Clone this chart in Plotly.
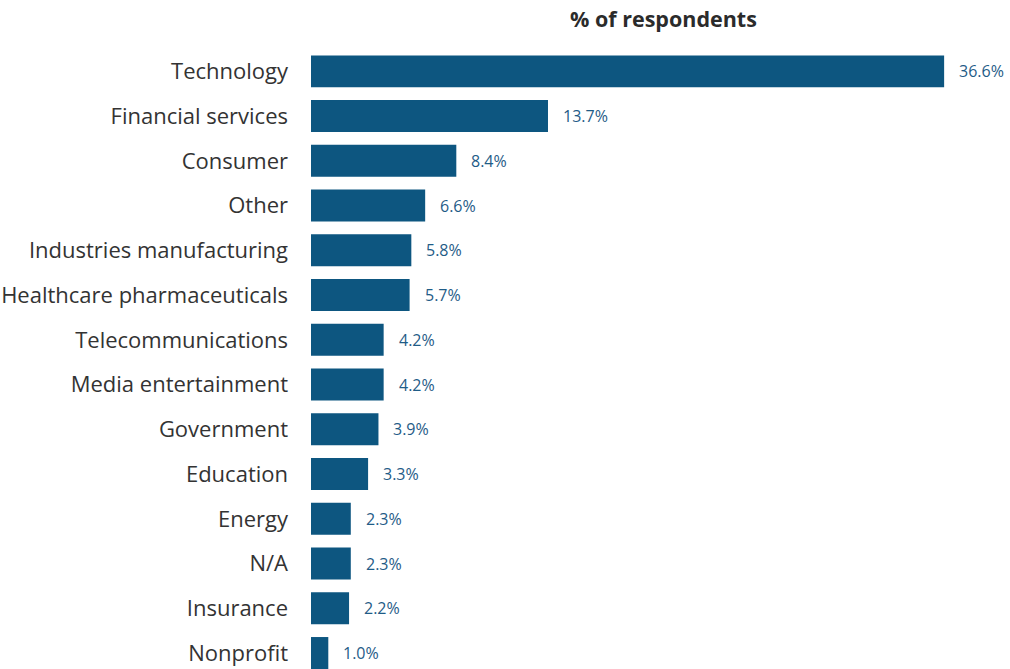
import plotly.graph_objects as go

categories = ["Technology", "Financial services", "Consumer", "Other", "Industries manufacturing",
              "Healthcare pharmaceuticals", "Telecommunications", "Media entertainment", "Government",
              "Education", "Energy", "N/A", "Insurance", "Nonprofit"]
values = [36.6, 13.7, 8.4, 6.6, 5.8, 5.7, 4.2, 4.2, 3.9, 3.3, 2.3, 2.3, 2.2, 1.0]
labels = [f"{v:.1f}%" for v in values]

FONT = "Open Sans"
BAR = "#0d5680"
fig = go.Figure()
fig.add_trace(go.Bar(
    x=values, y=categories, orientation="h",
    marker=dict(color=BAR, line=dict(width=0)),
    width=0.715, hoverinfo="skip",
))
for c, v, t in zip(categories, values, labels):
    fig.add_annotation(x=v, y=c, text=t, xanchor="left", yanchor="middle", showarrow=False,
                       xshift=13, font=dict(family=FONT, size=16, color="#1f5c87"))

fig.add_annotation(x=0.511, y=1, xref="paper", yref="paper", yshift=31, yanchor="middle",
                   text="<b>% of respondents</b>", showarrow=False,
                   font=dict(family=FONT, size=21.5, color="#2b2b2b"))

fig.update_layout(
    width=1010, height=669,
    margin=dict(l=311, r=10, t=49, b=0),
    paper_bgcolor="white", plot_bgcolor="white",
    showlegend=False,
    xaxis=dict(range=[0, 39.83], visible=False, fixedrange=True),
    yaxis=dict(range=[13.357, -0.5], type="category", categoryorder="array", categoryarray=categories,
               showgrid=False, zeroline=False, showline=False, ticks="",
               ticklabelstandoff=22, automargin=False, fixedrange=True,
               tickfont=dict(family=FONT, size=22, color="#333333")),
)
fig.write_html("out.html", config={"displayModeBar": False, "staticPlot": True},
               post_script="document.body.style.margin='0';document.body.style.padding='0';")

# # # # # # #

# Your objective
Pictures are to be left out; repeat all the remaining data exactly.

# The output
Clone this chart in Plotly.
import plotly.graph_objects as go

categories = ["Technology", "Financial services", "Consumer", "Other", "Industries manufacturing",
              "Healthcare pharmaceuticals", "Telecommunications", "Media entertainment", "Government",
              "Education", "Energy", "N/A", "Insurance", "Nonprofit"]
values = [36.6, 13.7, 8.4, 6.6, 5.8, 5.7, 4.2, 4.2, 3.9, 3.3, 2.3, 2.3, 2.2, 1.0]
labels = [f"{v:.1f}%" for v in values]

FONT = "Open Sans"
BAR = "#0d5680"
fig = go.Figure()
fig.add_trace(go.Bar(
    x=values, y=categories, orientation="h",
    marker=dict(color=BAR, line=dict(width=0)),
    width=0.715, hoverinfo="skip",
))
for c, v, t in zip(categories, values, labels):
    fig.add_annotation(x=v, y=c, text=t, xanchor="left", yanchor="middle", showarrow=False,
                       xshift=13, font=dict(family=FONT, size=16, color="#1f5c87"))

fig.add_annotation(x=0.511, y=1, xref="paper", yref="paper", yshift=31, yanchor="middle",
                   text="<b>% of respondents</b>", showarrow=False,
                   font=dict(family=FONT, size=21.5, color="#2b2b2b"))

fig.update_layout(
    width=1010, height=669,
    margin=dict(l=311, r=10, t=49, b=0),
    paper_bgcolor="white", plot_bgcolor="white",
    showlegend=False,
    xaxis=dict(range=[0, 39.83], visible=False, fixedrange=True),
    yaxis=dict(range=[13.357, -0.5], type="category", categoryorder="array", categoryarray=categories,
               showgrid=False, zeroline=False, showline=False, ticks="",
               ticklabelstandoff=22, automargin=False, fixedrange=True,
               tickfont=dict(family=FONT, size=22, color="#333333")),
)
fig.write_html("out.html", config={"displayModeBar": False, "staticPlot": True},
               post_script="document.body.style.margin='0';document.body.style.padding='0';")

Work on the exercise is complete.